The curriculum was created to serve as a free teaching tool for educators who are interested in exploring rich and critical conversations on voter disenfranchisement. The curriculum is meant to be downloaded, modified, played with and shared. We invite you to explore the various possibilities presented through this teaching tool. William Estrada, an artist and art educator, has created posters in eight different languages. These posters can be printed, colored, and displayed in your room, homes, or neighborhood. The posters are meant to serve as a call to action, inviting the person to respond and write why it is important for people who can vote, to vote! It also invites the public to think about the following: What is the purpose of voting? Who can vote? What responsibility do voters have for people who can't vote? Aram Han Sifuentes, the lead artist and educator, has created a PowerPoint presentation that serves as an introduction into the complexities of voter disenfranchisement. The presentation invites the teacher to use it as a primary tool to analyze and engage in deeper conversations on who is not allowed to vote and who is affected by voting laws.
The teaching tools provided are designed with the understanding that educators will modify them however they see fit. Some connections to consider are the women's suffrage movement, the civil rights movement, making direct connections to inequities found in contemporary society, and by addressing our civic responsibility to vote and working toward making voting as easy and accessible to everyone who lives in this country.
We highly encourage educators to amend any of these materials and share them with colleagues so we may be critical of the complexities that exist in remembering history and collectively build knowledge based on current events.
William Estrada is an arts educator and multidisciplinary artist. His art and teaching is a collaborative discourse that critically re-examines public and private spaces with people to engage in radical imagination.

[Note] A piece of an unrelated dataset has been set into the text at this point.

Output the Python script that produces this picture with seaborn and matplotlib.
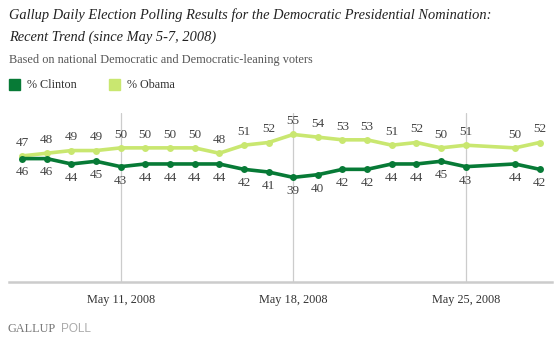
import matplotlib
matplotlib.use("Agg")
import matplotlib.pyplot as plt
import matplotlib.patches as mpatches
import seaborn as sns
import pandas as pd
import numpy as np

dates = ["2008-05-07", "2008-05-08", "2008-05-09", "2008-05-10", "2008-05-11",
         "2008-05-12", "2008-05-13", "2008-05-14", "2008-05-15", "2008-05-16",
         "2008-05-17", "2008-05-18", "2008-05-19", "2008-05-20", "2008-05-21",
         "2008-05-22", "2008-05-23", "2008-05-24", "2008-05-25", "2008-05-27",
         "2008-05-28"]
clinton = [46, 46, 44, 45, 43, 44, 44, 44, 44, 42, 41, 39, 40, 42, 42, 44, 44, 45, 43, 44, 42]
obama = [47, 48, 49, 49, 50, 50, 50, 50, 48, 51, 52, 55, 54, 53, 53, 51, 52, 50, 51, 50, 52]
tick_dates = ["2008-05-11", "2008-05-18", "2008-05-25"]
tick_labels = ["May 11, 2008", "May 18, 2008", "May 25, 2008"]

C_CLINTON = "#077a36"
C_OBAMA = "#c9e770"

sns.set_theme(style="white")
plt.rcParams["font.family"] = ["Liberation Serif", "DejaVu Serif"]

start = pd.Timestamp("2008-05-07")
day = [(pd.Timestamp(d) - start).days for d in dates]
df = pd.DataFrame({"day": day * 2,
                   "value": clinton + obama,
                   "series": ["% Clinton"] * len(day) + ["% Obama"] * len(day)})

fig = plt.figure(figsize=(5.59, 3.41), dpi=100)
W, H = 559, 341
ax = fig.add_axes([9 / W, 1 - 282 / H, (552 - 9) / W, (282 - 113) / H])

sns.lineplot(data=df, x="day", y="value", hue="series",
             palette={"% Clinton": C_CLINTON, "% Obama": C_OBAMA},
             hue_order=["% Obama", "% Clinton"],
             marker="o", markersize=5, markeredgewidth=0, linewidth=2.6,
             legend=False, ax=ax)

ax.set_xlim(-0.53, 21.5)
ax.set_ylim(0, 63)
ticks = [(pd.Timestamp(t) - start).days for t in tick_dates]
ax.set_xticks(ticks)
ax.set_xticklabels(tick_labels, fontsize=8.8, color="#333333")
ax.set_yticks([])
ax.set_xlabel("")
ax.set_ylabel("")
for t in ticks:
    ax.axvline(t, color="#cccccc", lw=0.9, zorder=0)
for s in ["top", "right", "left"]:
    ax.spines[s].set_visible(False)
ax.spines["bottom"].set_color("#cccccc")
ax.spines["bottom"].set_linewidth(1.8)
ax.tick_params(axis="x", length=0, pad=9)

for x, c, o in zip(day, clinton, obama):
    ax.annotate(str(o), (x, o), xytext=(0, 9.5), textcoords="offset points",
                ha="center", va="center", fontsize=9.5, color="#444444")
    ax.annotate(str(c), (x, c), xytext=(0, -10), textcoords="offset points",
                ha="center", va="center", fontsize=9.5, color="#444444")

fig.text(9 / W, 1 - 15 / H, "Gallup Daily Election Polling Results for the Democratic Presidential Nomination:",
         fontsize=10.4, style="italic", color="#222222", va="center", ha="left")
fig.text(9 / W, 1 - 37 / H, "Recent Trend (since May 5-7, 2008)",
         fontsize=10.4, style="italic", color="#222222", va="center", ha="left")
fig.text(9 / W, 1 - 60 / H, "Based on national Democratic and Democratic-leaning voters",
         fontsize=8.8, color="#555555", va="center", ha="left")

fig.patches.append(mpatches.Rectangle((9 / W, 1 - 90 / H), 11 / W, 11 / H,
                                      transform=fig.transFigure, color=C_CLINTON, figure=fig))
fig.text(27 / W, 1 - 84.5 / H, "% Clinton", fontsize=8.7, color="#333333", va="center", ha="left")
fig.patches.append(mpatches.Rectangle((109 / W, 1 - 90 / H), 11 / W, 11 / H,
                                      transform=fig.transFigure, color=C_OBAMA, figure=fig))
fig.text(127 / W, 1 - 84.5 / H, "% Obama", fontsize=8.7, color="#333333", va="center", ha="left")

fig.text(8 / W, 1 - 329.5 / H, "GALLUP", fontsize=8.8, color="#777777", va="center", ha="left",
         family=["Liberation Serif"])
fig.text(61 / W, 1 - 329.5 / H, "POLL", fontsize=8.5, color="#aaaaaa", va="center", ha="left",
         family=["Liberation Sans"])

fig.savefig("out.png", dpi=100)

He has presented in various panels regarding community programming, arts integration, and social justice curricula. He is currently a Visual Arts Teacher at Telpochcalli Elementary and faculty at the School of Art and Art History at UIC. William is engaging in collaborative work with the Mobilize Creative Collaborative, Chicago ACT Collective, and Justseeds Artists’ Cooperative. His current research is focused on developing community based and culturally relevant projects that center power structures of race, economy, and cultural access in contested spaces that provide a space to collectively imagine a just future.